Today we are going to list out top 10 workouts for chest day.
Top 10 Workouts For Chest Day
1. Push Ups
The humble push-up is one of the greatest general conditioning exercises for the outdoor athlete, and you can do them anywhere, no equipment required. “You always have ground,” says Steve House, co-founder of mountain athlete training program Uphill Athlete. Push-ups target the chest, shoulders, and triceps and work your core, back, and legs. They pack a serious punch for such a seemingly simple exercise, but you aren’t doing yourself any favors if your form isn’t dialed.
2. Bench Press
2A. Barbell Flat Bench Press
Why: You can generate the most power with barbell lifts, so the standard barbell bench allows you to move the most weight. It’s also an easier lift to control than pressing with heavy dumbbells. The exercise is easy to spot and relatively easy to learn (if not master), There are plenty of bench-press programs you can follow to increase your strength.
In workout: Do it toward the start of your chest workout for heavy sets in lower rep ranges. Consider varying your grip width for more complete chest development.
2B. Low-Incline Barbell Bench Press
Many benches are fixed at a very steep angle, which requires a larger contribution from the front delts than the chest to move the weight. If possible, go for a less-steep incline to hit the upper pecs without as much stress on the delts. You can also easily do low-incline benches with an adjustable bench on the Smith machine.
If you’re really looking to build that shelf of an upper chest, EMG results have suggested that bringing your grip in a bit closer may hammer upper-chest fibers significantly more.
In your workout: Many chest workouts start with flat-bench movements first, then progress to inclines, but it’s time to get out of that bad habit. Every so often, start with inclines. The benefit is that you’ll be fresher and can lift more weight, which puts a greater amount of stress on the upper pec fibers and could lead to more growth.
3. Dumbbell Press
3A. Flat Bench Dumbbell Press
Why: With dumbbells, each side of your body must work independently, which recruits more stabiliser muscles; dumbbells are harder to control than a barbell. Dumbbells also allow for a longer range of motion than the barbell bench press, both at the bottom and top of the movement. Flat dumbbell presses allow you to hoist a fairly heavy weight, and they make for a good alternative if you’ve been stuck on the barbell bench for ages.
In workout: Do flat dumbbell presses toward the start of your chest workout for heavy sets in lower rep ranges. We don’t typically recommend doing dumbbell presses in addition to the barbell bench press, because both moves are so similar.
3B. Incline Dumbbell Press
Why it’s on the list: Dumbbell presses make everybody’s top 10 list, but with an adjustable bench you can do a number of things you can’t with a fixed bench. Our favorite: changing the angle of the incline from one set to the next, or from one workout to the next.

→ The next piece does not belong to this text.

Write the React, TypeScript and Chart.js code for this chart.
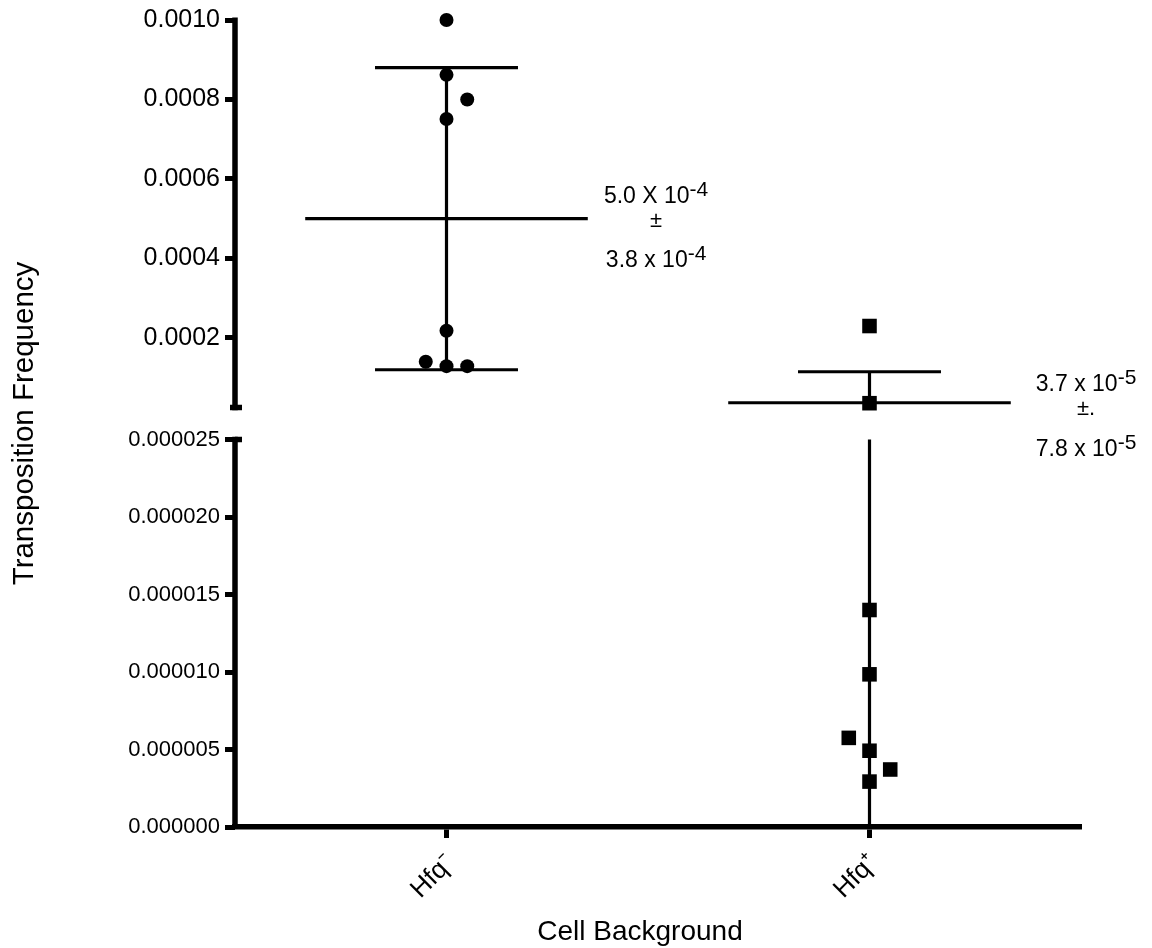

Hitting a muscle from varying degrees of incline angles builds it more thoroughly.
In your workout: This is an occasional first movement, but it can easily go anywhere from first to third in your routine. Keep in mind, though, that the later you do this movement, the less weight you’ll likely be able to push.
4. Pec Fly
The chest fly machine is often overlooked in the weight room because there are so many different ways to work the chest (pectoralis) muscles. For example, you can do a chest fly with dumbbells or by using cables. Some of these variations offer the benefit of training other muscles that help to stabilize the body—such as the abdominals and the back muscles.